Este es quizás uno de los más graves problemas que enfrentará Gabriel Boric en caso de llegar a la presidencia. Aplacar la violencia no va a ser fácil si es que gobierna una coalición que la ha azuzado cada vez que ha podido, y donde todo parece indicar que el PC —uno de los principales instigadores de los actos vandálicos de octubre— tendrá un poder inusitado. ¿Qué hará Boric con los rituales de los viernes en Plaza Italia? ¿Cómo manejará a las policías en caso de gobernar? ¿Qué hará con La Araucanía? Esas son todas preguntas sensibles y fundamentales para una izquierda que al parecer todavía no ha logrado comprender que para mantener la paz social se requiere de orden público, y que cumplir ese objetivo necesariamente implica dejar el monopolio de la violencia legítima en manos del Estado.

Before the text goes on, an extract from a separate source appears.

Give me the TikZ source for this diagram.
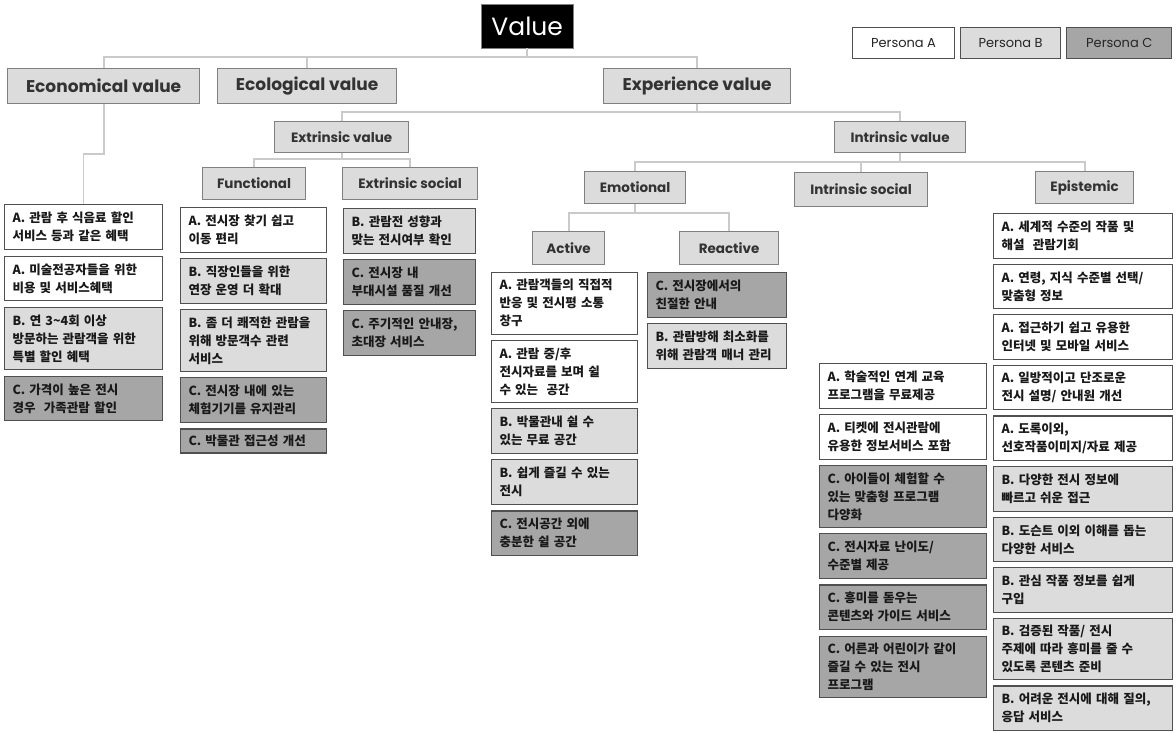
\documentclass[tikz,border=0pt]{standalone}
\usepackage{fontspec}
\setmainfont{Poppins}
\newfontfamily\kr{Noto Sans CJK KR}
\usetikzlibrary{positioning}

\definecolor{boxb}{HTML}{DCDCDC}
\definecolor{boxc}{HTML}{A6A6A6}
\definecolor{wire}{HTML}{CACACA}
\definecolor{rim}{HTML}{505050}

\tikzset{
  head/.style={draw=gray, line width=1.2pt, fill=boxb, text=black!80, anchor=north west, inner sep=0pt},
  big/.style={head, font=\bfseries\fontsize{17}{20}\selectfont},
  mid/.style={head, font=\bfseries\fontsize{13.5}{16}\selectfont},
  card/.style={draw=rim, line width=1.1pt, align=left, inner xsep=8pt, inner ysep=3pt, text=black!90, font=\kr\bfseries\fontsize{12.5}{18}\selectfont},
  pa/.style={card, fill=white},
  pb/.style={card, fill=boxb},
  pc/.style={card, fill=boxc},
  one/.style={minimum height=24pt},
  two/.style={minimum height=44.5pt},
  three/.style={minimum height=61.5pt},
  persona/.style={draw=rim, line width=1.1pt, minimum height=31pt, inner sep=0pt, text=black!85, font=\fontsize{13}{15}\selectfont}
}

\begin{document}
\begin{tikzpicture}[x=1pt, y=-1pt, node distance=5.5pt]
  \path[use as bounding box, fill=white] (0,0) rectangle (1176,732);

  \node[anchor=north west, draw=gray, fill=black, text=white, minimum width=92pt, minimum height=44pt, inner sep=0pt, font=\fontsize{25}{28}\selectfont] (value) at (481,4) {Value};

  \node[persona, anchor=north west, fill=white, minimum width=102pt] (pA) at (852,27) {Persona A};
  \node[persona, fill=boxb, minimum width=100pt, right=5pt of pA] (pB) {Persona B};
  \node[persona, fill=boxc, minimum width=105pt, right=5pt of pB] (pC) {Persona C};

  \node[big, minimum width=192pt, minimum height=35pt] (econ) at (7,68) {Economical value};
  \node[big, minimum width=179pt, minimum height=35pt] (ecol) at (217,68) {Ecological value};
  \node[big, minimum width=187pt, minimum height=35pt] (expe) at (603,68) {Experience value};

  \node[mid, minimum width=134pt, minimum height=31pt] (extr) at (274,121) {Extrinsic value};
  \node[mid, minimum width=131pt, minimum height=31pt] (intr) at (834,121) {Intrinsic value};

  \node[mid, minimum width=103pt, minimum height=32pt] (func) at (202,167) {Functional};
  \node[mid, minimum width=135pt, minimum height=32pt] (exso) at (342,167) {Extrinsic social};
  \node[mid, minimum width=101pt, minimum height=32pt] (emot) at (584,171) {Emotional};
  \node[mid, minimum width=133pt, minimum height=34pt] (inso) at (794,172) {Intrinsic social};
  \node[mid, minimum width=98pt, minimum height=32pt] (epis) at (1035,171) {Epistemic};

  \node[mid, minimum width=72pt, minimum height=33pt] (acti) at (532,231) {Active};
  \node[mid, minimum width=99pt, minimum height=33pt] (reac) at (679,231) {Reactive};

  \begin{scope}[node distance=6pt, every node/.append style={text width=142pt}]
    \node[pa, two, anchor=north west] (eco1) at (4,204) {A. 관람 후 식음료 할인\\서비스 등과 같은 혜택};
    \node[pa, two, below=of eco1] (eco2) {A. 미술전공자들을 위한\\비용 및 서비스혜택};
    \node[pb, three, below=of eco2] (eco3) {B. 연 3\textasciitilde 4회 이상\\방문하는 관람객을 위한\\특별 할인 혜택};
    \node[pc, two, below=of eco3] (eco4) {C. 가격이 높은 전시\\경우\ \ 가족관람 할인};
  \end{scope}

  \begin{scope}[every node/.append style={text width=130pt}]
    \node[pa, two, anchor=north west] (fun1) at (180,207) {A. 전시장 찾기 쉽고\\이동 편리};
    \node[pb, two, below=of fun1] (fun2) {B. 직장인들을 위한\\연장 운영 더 확대};
    \node[pb, three, below=of fun2] (fun3) {B. 좀 더 쾌적한 관람을\\위해 방문객수 관련\\서비스};
    \node[pc, two, below=of fun3] (fun4) {C. 전시장 내에 있는\\체험기기를 유지관리};
    \node[pc, one, below=of fun4] (fun5) {C. 박물관 접근성 개선};
  \end{scope}

  \begin{scope}[every node/.append style={text width=116pt}]
    \node[pb, two, anchor=north west] (exs1) at (343,208) {B. 관람전 성향과\\맞는 전시여부 확인};
    \node[pc, two, below=of exs1] (exs2) {C. 전시장 내\\부대시설 품질 개선};
    \node[pc, two, below=of exs2] (exs3) {C. 주기적인 안내장,\\초대장 서비스};
  \end{scope}

  \begin{scope}[every node/.append style={text width=130pt}]
    \node[pa, three, anchor=north west] (act1) at (491,272) {A. 관람객들의 직접적\\반응 및 전시평 소통\\창구};
    \node[pa, three, below=of act1] (act2) {A. 관람 중/후\\전시자료를 보며 쉴\\수 있는\ \ 공간};
    \node[pb, two, below=of act2] (act3) {B. 박물관내 쉴 수\\있는 무료 공간};
    \node[pb, two, below=of act3] (act4) {B. 쉽게 즐길 수 있는\\전시};
    \node[pc, two, below=of act4] (act5) {C. 전시공간 외에\\충분한 쉴 공간};
  \end{scope}

  \begin{scope}[every node/.append style={text width=123pt}]
    \node[pc, two, anchor=north west] (rea1) at (647,272) {C. 전시장에서의\\친절한 안내};
    \node[pb, two, below=of rea1] (rea2) {B. 관람방해 최소화를\\위해 관람객 매너 관리};
  \end{scope}

  \begin{scope}[every node/.append style={text width=151pt}]
    \node[pa, two, anchor=north west] (ins1) at (819,363) {A. 학술적인 연계 교육\\프로그램을 무료제공};
    \node[pa, two, below=of ins1] (ins2) {A. 티켓에 전시관람에\\유용한 정보서비스 포함};
    \node[pc, three, below=of ins2] (ins3) {C. 아이들이 체험할 수\\있는 맞춤형 프로그램\\다양화};
    \node[pc, two, below=of ins3] (ins4) {C. 전시자료 난이도/\\수준별 제공};
    \node[pc, two, below=of ins4] (ins5) {C. 흥미를 돋우는\\콘텐츠와 가이드 서비스};
    \node[pc, three, below=of ins5] (ins6) {C. 어른과 어린이가 같이\\즐길 수 있는 전시\\프로그램};
  \end{scope}

  \begin{scope}[node distance=5pt, every node/.append style={text width=163pt}]
    \node[pa, two, anchor=north west] (epi1) at (993,213) {A. 세계적 수준의 작품 및\\해설\ \ 관람기회};
    \node[pa, two, below=of epi1] (epi2) {A. 연령, 지식 수준별 선택/\\맞춤형 정보};
    \node[pa, two, below=of epi2] (epi3) {A. 접근하기 쉽고 유용한\\인터넷 및 모바일 서비스};
    \node[pa, two, below=of epi3] (epi4) {A. 일방적이고 단조로운\\전시 설명/ 안내원 개선};
    \node[pa, two, below=of epi4] (epi5) {A. 도록이외,\\선호작품이미지/자료 제공};
    \node[pb, two, below=of epi5] (epi6) {B. 다양한 전시 정보에\\빠르고 쉬운 접근};
    \node[pb, two, below=of epi6] (epi7) {B. 도슨트 이외 이해를 돕는\\다양한 서비스};
    \node[pb, two, below=of epi7] (epi8) {B. 관심 작품 정보를 쉽게\\구입};
    \node[pb, three, below=of epi8] (epi9) {B. 검증된 작품/ 전시\\주제에 따라 흥미를 줄 수\\있도록 콘텐츠 준비};
    \node[pb, two, below=of epi9] (epi10) {B. 어려운 전시에 대해 질의,\\응답 서비스};
  \end{scope}

  \begin{scope}[draw=wire, line width=1.8pt]
    \draw (econ.north) -- ++(0,-11) -| (expe.north);
    \draw (ecol.north) -- ++(0,-11);
    \draw (value.south) -- ++(0,9);
    \draw (extr.north) -- ++(0,-9) -| (intr.north);
    \draw (expe.south) -- ++(0,9);
    \draw (func.north) -- ++(0,-8) -| (exso.north);
    \draw (extr.south) -- ++(0,7);
    \draw (emot.north) -- ++(0,-9) -| (epis.north);
    \draw (inso.north) -- ++(0,-10);
    \draw (intr.south) -- ++(0,10);
    \draw (acti.north) -- ++(0,-18) -| (reac.north);
    \draw (emot.south) -- ++(0,10);
    \draw (econ.south) -- ++(0,50) -| (eco1.north);
  \end{scope}
\end{tikzpicture}
\end{document}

Se viene el 18 de octubre y no han cambiado muchas cosas desde el 2019. De hecho, todo parece seguir empeorando. Chile no despertó —o cuando despertó, octubre seguía allí—, la dignidad se consume en las cifras de la inflación —a estas alturas los 30 pesos ya son como 54— y buena parte de nuestra clase política sigue ensimismada en sus propias categorías, disputas y efectos especiales. Las crisis son así, dicen algunos; esto se arreglará en muchos años, señalan otros. Yo prefiero pensar que aún queda algo de presente y de futuro en nuestras manos. Por eso les ruego que reaccionen, antes que sea demasiado tarde.